SHORT EXERCISE:
Your task is to transcribe all of the records exactly and leave out the pictures.

RECORDS PROVIDED:
==============================
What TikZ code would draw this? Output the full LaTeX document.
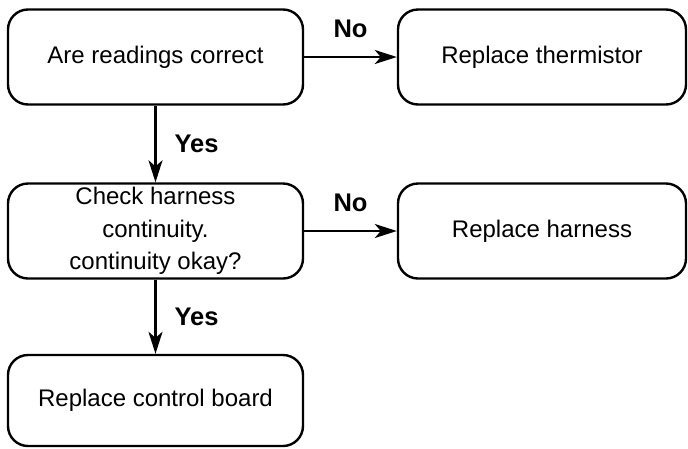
\documentclass[tikz,border=0pt]{standalone}
\usepackage{fontspec}
\setmainfont{Liberation Sans}
\usetikzlibrary{arrows.meta}
\begin{document}
\begin{tikzpicture}[x=1pt,y=-1pt,>={Stealth[length=22pt,width=14pt,inset=6pt]},
  box/.style={draw,line width=2.4pt,rounded corners=20pt,minimum width=295pt,minimum height=95pt,
    align=center,inner sep=0pt,font=\fontsize{24}{32.5}\selectfont},
  lab/.style={inner sep=0pt,font=\bfseries\fontsize{25.5}{28}\selectfont}]
\useasboundingbox (0,0) rectangle (688,448);
\node[box](read) at (155.5,57){Are readings correct};
\node[box,minimum width=288pt](therm) at (542,57){Replace thermistor};
\node[box](harn) at (155.5,231){Check harness\\continuity.\\continuity okay?};
\node[box,minimum width=288pt](rharn) at (542,231){Replace harness};
\node[box,minimum height=91pt](board) at (155.5,400.5){Replace control board};
\draw[->,line width=2.2pt](read)--node[lab,above=18pt]{No}(therm);
\draw[->,line width=2.2pt](harn)--node[lab,above=18pt]{No}(rharn);
\draw[->,line width=2.2pt](read)--node[lab,right=18pt]{Yes}(harn);
\draw[->,line width=2.2pt](harn)--node[lab,right=18pt]{Yes}(board);
\end{tikzpicture}
\end{document}
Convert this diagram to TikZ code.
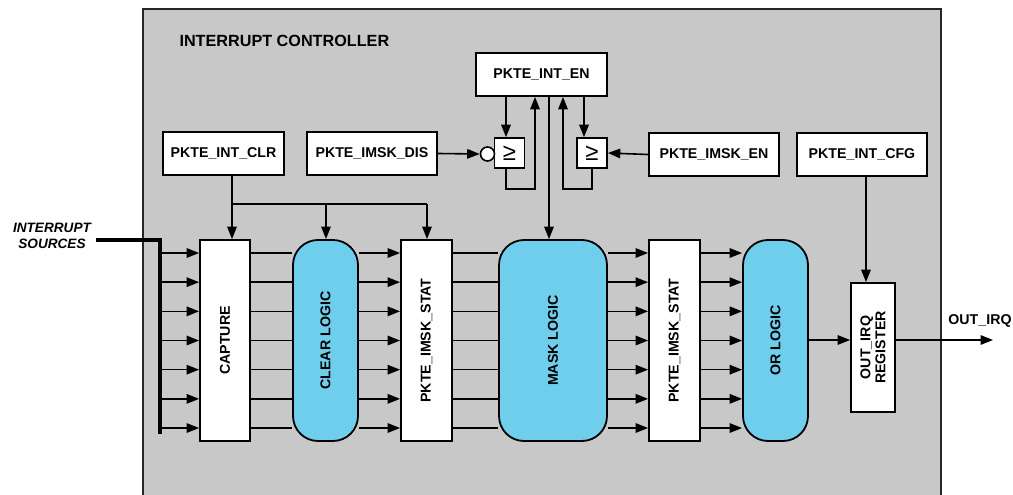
\documentclass[tikz,border=0pt]{standalone}
\usepackage{fontspec}
\setmainfont{Liberation Sans}
\usetikzlibrary{arrows.meta,calc}
\definecolor{ctrlgray}{HTML}{C8C8C8}
\definecolor{logicblue}{HTML}{6ECEEC}
\begin{document}
\begin{tikzpicture}[x=1pt,y=-1pt,
  lbl/.style={font=\fontsize{14.2}{15.5}\selectfont\bfseries},
  reg/.style={draw=black,fill=white,line width=1.8pt,inner sep=0pt,lbl},
  blob/.style={draw=black,fill=logicblue,line width=1.8pt,inner sep=0pt,rounded corners=25pt},
  cmp/.style={draw=black,fill=white,line width=1.6pt,inner sep=0pt,minimum width=30pt,minimum height=30pt,font=\fontsize{24}{24}\selectfont},
  vlbl/.style={rotate=90,lbl,align=center},
  wire/.style={line width=1.6pt},
  arr/.style={wire,-{Triangle[length=12.5pt,width=9.5pt]}},
]
\useasboundingbox (0,0) rectangle (1013,495);
% outer controller
\fill[ctrlgray] (143,9) rectangle (941,500);
\draw[line width=1.4pt,draw=black!85] (143,500) -- (143,9) -- (941,9) -- (941,500);
\node[anchor=west,font=\fontsize{16.2}{18}\selectfont\bfseries] (title) at (176,41) {INTERRUPT CONTROLLER};

% registers top
\node[reg,minimum width=121pt,minimum height=43pt] (intclr) at (223.5,153.5) {PKTE\_INT\_CLR};
\node[reg,minimum width=130pt,minimum height=43pt] (imskdis) at (372,153.5) {PKTE\_IMSK\_DIS};
\node[reg,minimum width=131pt,minimum height=43pt] (inten) at (541.5,74.5) {PKTE\_INT\_EN};
\node[reg,minimum width=130pt,minimum height=43pt] (imsken) at (714,154.5) {PKTE\_IMSK\_EN};
\node[reg,minimum width=130pt,minimum height=43pt] (intcfg) at (862,154.5) {PKTE\_INT\_CFG};
\node[cmp] (cmpL) at (509.5,153) {≥};
\node[cmp] (cmpR) at (592,153) {≥};
\node[draw=black,fill=white,circle,line width=1.6pt,minimum size=14pt,inner sep=0pt] (inv) at (487.5,154) {};

% main row
\node[reg,minimum width=50pt,minimum height=201pt] (capture) at (225,340.5) {};
\node[blob,minimum width=65pt,minimum height=201pt] (clear) at (325.5,340.5) {};
\node[reg,minimum width=51pt,minimum height=201pt] (stat1) at (426.5,340.5) {};
\node[blob,minimum width=108pt,minimum height=201pt] (mask) at (553,340.5) {};
\node[reg,minimum width=51pt,minimum height=201pt] (stat2) at (674.5,340.5) {};
\node[blob,minimum width=65pt,minimum height=201pt] (orl) at (775.5,340.5) {};
\node[reg,minimum width=44pt,minimum height=129pt] (outirq) at (873,347.5) {};

\node[vlbl] (capturet) at (capture.center) {CAPTURE};
\node[vlbl] (cleart) at (clear.center) {CLEAR LOGIC};
\node[vlbl] (stat1t) at (stat1.center) {PKTE\_IMSK\_STAT};
\node[vlbl] (maskt) at (mask.center) {MASK LOGIC};
\node[vlbl] (stat2t) at (stat2.center) {PKTE\_IMSK\_STAT};
\node[vlbl] (orlt) at (orl.center) {OR LOGIC};
\node[vlbl,font=\fontsize{14.2}{15}\selectfont\bfseries] (outirqt) at (outirq.center) {OUT\_IRQ\\REGISTER};

% interrupt sources bus
\node[align=center,font=\fontsize{13.6}{16}\selectfont\bfseries\itshape] (src) at (52,236) {INTERRUPT\\SOURCES};
\coordinate (busA) at (96,240);
\coordinate (busB) at (160,240);
\coordinate (busC) at (160,434);
\draw[line width=4.2pt] (busA) -- (busB) -- (busC);

\foreach \i in {0,...,6}{
  \pgfmathsetmacro{\yy}{253+29.17*\i}
  \draw[arr] (busB |- 0,\yy) -- (capture.west |- 0,\yy);
  \draw[wire] (capture.east |- 0,\yy) -- (clear.west |- 0,\yy);
  \draw[arr] (clear.east |- 0,\yy) -- (stat1.west |- 0,\yy);
  \draw[wire] (stat1.east |- 0,\yy) -- (mask.west |- 0,\yy);
  \draw[arr] (mask.east |- 0,\yy) -- (stat2.west |- 0,\yy);
  \draw[arr] (stat2.east |- 0,\yy) -- (orl.west |- 0,\yy);
}

% clear distribution
\coordinate (clrj) at (232,204);
\draw[wire] (intclr.south -| clrj) -- (clrj) -- (427,204);
\draw[arr] (clrj) -- (clrj |- capture.north);
\draw[arr] (326,204) -- (326,239) coordinate (clrB);
\draw[arr] (427,204) -- (427,239) coordinate (clrC);

% enable/disable comparators
\draw[arr] (imskdis.east) -- (inv.west);
\draw[arr] (imsken.west) -- (cmpR.east);
\draw[arr] (inten.south -| 506,0) -- (cmpL.north -| 506,0);
\draw[arr] (inten.south -| 584,0) -- (cmpR.north -| 584,0);
\draw[arr] (cmpL.south -| 506,0) -- (506,189) -- (535,189) -- (inten.south -| 535,0);
\draw[arr] (cmpR.south -| 592,0) -- (592,189) -- (563,189) -- (inten.south -| 563,0);
\draw[arr] (inten.south -| 549,0) -- (mask.north -| 549,0);

% output
\draw[arr] (intcfg.south -| 866,0) -- (outirq.north -| 866,0);
\draw[arr] (orl.east |- 0,340) -- (outirq.west |- 0,340);
\coordinate (outend) at (993,340);
\draw[arr] (outirq.east |- outend) -- (outend);
\node[lbl] (outlbl) at (980,321) {OUT\_IRQ};
\end{tikzpicture}
\end{document}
==============================
ANSWER TO THE TASK:
What TikZ code would draw this? Output the full LaTeX document.
\documentclass[tikz,border=0pt]{standalone}
\usepackage{fontspec}
\setmainfont{Liberation Sans}
\usetikzlibrary{arrows.meta}
\begin{document}
\begin{tikzpicture}[x=1pt,y=-1pt,>={Stealth[length=22pt,width=14pt,inset=6pt]},
  box/.style={draw,line width=2.4pt,rounded corners=20pt,minimum width=295pt,minimum height=95pt,
    align=center,inner sep=0pt,font=\fontsize{24}{32.5}\selectfont},
  lab/.style={inner sep=0pt,font=\bfseries\fontsize{25.5}{28}\selectfont}]
\useasboundingbox (0,0) rectangle (688,448);
\node[box](read) at (155.5,57){Are readings correct};
\node[box,minimum width=288pt](therm) at (542,57){Replace thermistor};
\node[box](harn) at (155.5,231){Check harness\\continuity.\\continuity okay?};
\node[box,minimum width=288pt](rharn) at (542,231){Replace harness};
\node[box,minimum height=91pt](board) at (155.5,400.5){Replace control board};
\draw[->,line width=2.2pt](read)--node[lab,above=18pt]{No}(therm);
\draw[->,line width=2.2pt](harn)--node[lab,above=18pt]{No}(rharn);
\draw[->,line width=2.2pt](read)--node[lab,right=18pt]{Yes}(harn);
\draw[->,line width=2.2pt](harn)--node[lab,right=18pt]{Yes}(board);
\end{tikzpicture}
\end{document}
Convert this diagram to TikZ code.
\documentclass[tikz,border=0pt]{standalone}
\usepackage{fontspec}
\setmainfont{Liberation Sans}
\usetikzlibrary{arrows.meta,calc}
\definecolor{ctrlgray}{HTML}{C8C8C8}
\definecolor{logicblue}{HTML}{6ECEEC}
\begin{document}
\begin{tikzpicture}[x=1pt,y=-1pt,
  lbl/.style={font=\fontsize{14.2}{15.5}\selectfont\bfseries},
  reg/.style={draw=black,fill=white,line width=1.8pt,inner sep=0pt,lbl},
  blob/.style={draw=black,fill=logicblue,line width=1.8pt,inner sep=0pt,rounded corners=25pt},
  cmp/.style={draw=black,fill=white,line width=1.6pt,inner sep=0pt,minimum width=30pt,minimum height=30pt,font=\fontsize{24}{24}\selectfont},
  vlbl/.style={rotate=90,lbl,align=center},
  wire/.style={line width=1.6pt},
  arr/.style={wire,-{Triangle[length=12.5pt,width=9.5pt]}},
]
\useasboundingbox (0,0) rectangle (1013,495);
% outer controller
\fill[ctrlgray] (143,9) rectangle (941,500);
\draw[line width=1.4pt,draw=black!85] (143,500) -- (143,9) -- (941,9) -- (941,500);
\node[anchor=west,font=\fontsize{16.2}{18}\selectfont\bfseries] (title) at (176,41) {INTERRUPT CONTROLLER};

% registers top
\node[reg,minimum width=121pt,minimum height=43pt] (intclr) at (223.5,153.5) {PKTE\_INT\_CLR};
\node[reg,minimum width=130pt,minimum height=43pt] (imskdis) at (372,153.5) {PKTE\_IMSK\_DIS};
\node[reg,minimum width=131pt,minimum height=43pt] (inten) at (541.5,74.5) {PKTE\_INT\_EN};
\node[reg,minimum width=130pt,minimum height=43pt] (imsken) at (714,154.5) {PKTE\_IMSK\_EN};
\node[reg,minimum width=130pt,minimum height=43pt] (intcfg) at (862,154.5) {PKTE\_INT\_CFG};
\node[cmp] (cmpL) at (509.5,153) {≥};
\node[cmp] (cmpR) at (592,153) {≥};
\node[draw=black,fill=white,circle,line width=1.6pt,minimum size=14pt,inner sep=0pt] (inv) at (487.5,154) {};

% main row
\node[reg,minimum width=50pt,minimum height=201pt] (capture) at (225,340.5) {};
\node[blob,minimum width=65pt,minimum height=201pt] (clear) at (325.5,340.5) {};
\node[reg,minimum width=51pt,minimum height=201pt] (stat1) at (426.5,340.5) {};
\node[blob,minimum width=108pt,minimum height=201pt] (mask) at (553,340.5) {};
\node[reg,minimum width=51pt,minimum height=201pt] (stat2) at (674.5,340.5) {};
\node[blob,minimum width=65pt,minimum height=201pt] (orl) at (775.5,340.5) {};
\node[reg,minimum width=44pt,minimum height=129pt] (outirq) at (873,347.5) {};

\node[vlbl] (capturet) at (capture.center) {CAPTURE};
\node[vlbl] (cleart) at (clear.center) {CLEAR LOGIC};
\node[vlbl] (stat1t) at (stat1.center) {PKTE\_IMSK\_STAT};
\node[vlbl] (maskt) at (mask.center) {MASK LOGIC};
\node[vlbl] (stat2t) at (stat2.center) {PKTE\_IMSK\_STAT};
\node[vlbl] (orlt) at (orl.center) {OR LOGIC};
\node[vlbl,font=\fontsize{14.2}{15}\selectfont\bfseries] (outirqt) at (outirq.center) {OUT\_IRQ\\REGISTER};

% interrupt sources bus
\node[align=center,font=\fontsize{13.6}{16}\selectfont\bfseries\itshape] (src) at (52,236) {INTERRUPT\\SOURCES};
\coordinate (busA) at (96,240);
\coordinate (busB) at (160,240);
\coordinate (busC) at (160,434);
\draw[line width=4.2pt] (busA) -- (busB) -- (busC);

\foreach \i in {0,...,6}{
  \pgfmathsetmacro{\yy}{253+29.17*\i}
  \draw[arr] (busB |- 0,\yy) -- (capture.west |- 0,\yy);
  \draw[wire] (capture.east |- 0,\yy) -- (clear.west |- 0,\yy);
  \draw[arr] (clear.east |- 0,\yy) -- (stat1.west |- 0,\yy);
  \draw[wire] (stat1.east |- 0,\yy) -- (mask.west |- 0,\yy);
  \draw[arr] (mask.east |- 0,\yy) -- (stat2.west |- 0,\yy);
  \draw[arr] (stat2.east |- 0,\yy) -- (orl.west |- 0,\yy);
}

% clear distribution
\coordinate (clrj) at (232,204);
\draw[wire] (intclr.south -| clrj) -- (clrj) -- (427,204);
\draw[arr] (clrj) -- (clrj |- capture.north);
\draw[arr] (326,204) -- (326,239) coordinate (clrB);
\draw[arr] (427,204) -- (427,239) coordinate (clrC);

% enable/disable comparators
\draw[arr] (imskdis.east) -- (inv.west);
\draw[arr] (imsken.west) -- (cmpR.east);
\draw[arr] (inten.south -| 506,0) -- (cmpL.north -| 506,0);
\draw[arr] (inten.south -| 584,0) -- (cmpR.north -| 584,0);
\draw[arr] (cmpL.south -| 506,0) -- (506,189) -- (535,189) -- (inten.south -| 535,0);
\draw[arr] (cmpR.south -| 592,0) -- (592,189) -- (563,189) -- (inten.south -| 563,0);
\draw[arr] (inten.south -| 549,0) -- (mask.north -| 549,0);

% output
\draw[arr] (intcfg.south -| 866,0) -- (outirq.north -| 866,0);
\draw[arr] (orl.east |- 0,340) -- (outirq.west |- 0,340);
\coordinate (outend) at (993,340);
\draw[arr] (outirq.east |- outend) -- (outend);
\node[lbl] (outlbl) at (980,321) {OUT\_IRQ};
\end{tikzpicture}
\end{document}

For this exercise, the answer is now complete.